Ian Bell still occasionally has Shane Warne's ghost of Ashes past in his ear - but the old nicknames have little resonance these days.

The last laughs appear to be with the Bell of 2013, and on Australia, as he proved with the Trent Bridge hundred which helped England go 1-0 up in the Ashes and is considered by many the best of his 18 in Tests to date.

It is all a far cry from his first Anglo-Australian encounters, as a 23-year-old back in 2005 when England won back the Ashes for the first time in a generation but he knew he had not done himself justice.

Then 2006/07 was a little better individually, but a nightmare for England as the Ashes were lost again in a whitewash - and then Hampshire skipper Warne had the callow Bell in his sights and acerbic earshot.

The master leg-spinner's successors tried some of the same tactics in Nottingham last week.

But as England prepare to consolidate the 1-0 Investec series lead they established there when the second Test starts at Lord's tomorrow, Bell made it clear he is just not listening any more.

"Maybe in the past I wasn't prepared or ready for it," he said.

The opposite is true this summer for Bell.

"I knew it was going to be hard work, aggressive bowling - but now with the mental work we do with (team psychologist) Mark Bawden, it is about not being surprised by anything.

"As a group, we are trying to think about the situations you might come across - and when you walk out into the middle, if it happens it happens."

Bell, who became a father for the first time eight months ago, added: "Maybe in 2005 and in 2006/07, I wasn't quite expecting it - and then it is hard to react to what happens.

"I don't think the characters have anything to do with it. I think it is more to do with where I was as a cricketer.

"As a 23-year-old, I was inexperienced and didn't know what it was about. Looking back now, I don't think I was ready for Test cricket.

"I knew I was way off the pace and had to improve quite a bit if I wanted to be around for a while."

While Warne tormented with ball in hand, and his barbed comments, Bell wilted.

"2005 was disappointing - I didn't score anywhere near enough runs - but I think I learned a lot about myself and where I needed to get to if I wanted to be a decent Test cricketer," he said.

"As someone about to play my 90th Test, I've had some highs and lows - and maybe had to learn a bit on the way.

"I've certainly got a bit more about me to deal with it now than probably what I had in 2005."

Does he have a mental gameplan then, to go with his silky technique?

"It's something you have to work on. It is very individual ... finding out what works for you and trying to stick to it," he said.

"If someone is coming aggressive at you - whether it's bouncers or whether it's verbal or whatever - they are trying to take you away from whatever you do well.

"It is important to try to stick to your things that make you go out and score runs.

"I don't see myself as someone who goes back verbally ... if I start trying to hit balls that aren't there, that's me losing what I do well as a batsman.

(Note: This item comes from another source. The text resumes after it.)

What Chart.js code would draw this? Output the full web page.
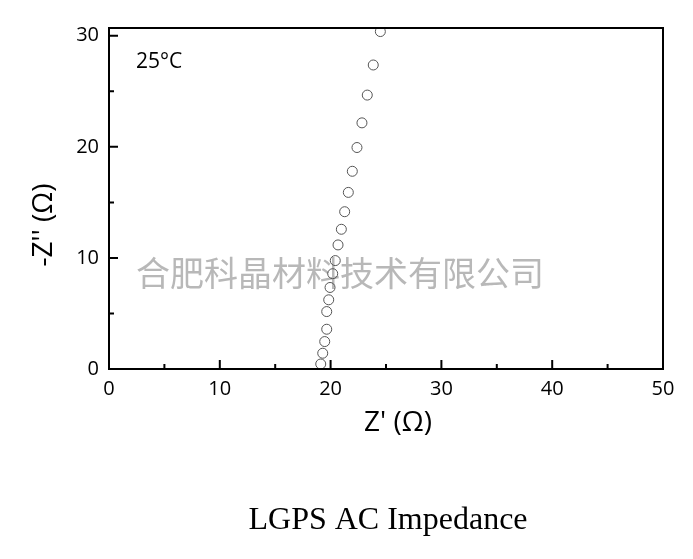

"As a group, Australian teams are going to be hard. They are going to come at you hard with the way they bowl, the way they dive around the field, their body language - everything.

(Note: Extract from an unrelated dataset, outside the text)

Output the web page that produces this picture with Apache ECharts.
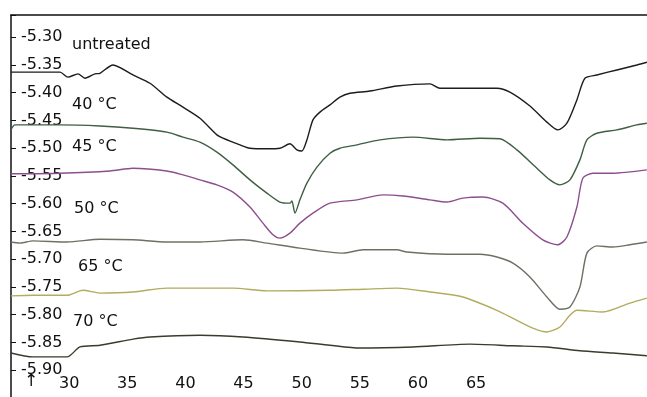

"It's not always about the words."

It never was, exclusively.

"That Australia team didn't always just sledge you," he said.

"What they did was put you under pressure ..."

Michael Clarke's tourists will try to do the same this summer, of course.

One of Warne's favourite tactics with Bell was to remind him he had a physical resemblance to the 'Sherminator' - a nerd character in the American Pie film franchise.

It is a reference which still gets the odd airing, but falls on deaf ears.

"There is always the odd muttering," he said.

"I've played Australia enough times ... it's not new."

There will be no response, other than with runs, Bell claims - and he insists England will not be tempted either into any of their own pointed remarks about sacked coach Mickey Arthur's claims that captain Michael Clarke and senior all-rounder Shane Watson do not see eye to eye.

"If you start looking at Australia then we miss out on our strengths," he said.

"That's when we start playing badly, I think.

"We've just got to make sure that, whatever has happened with Australia, they can deal with - and we just concentrate on doing well and not looking too far ahead."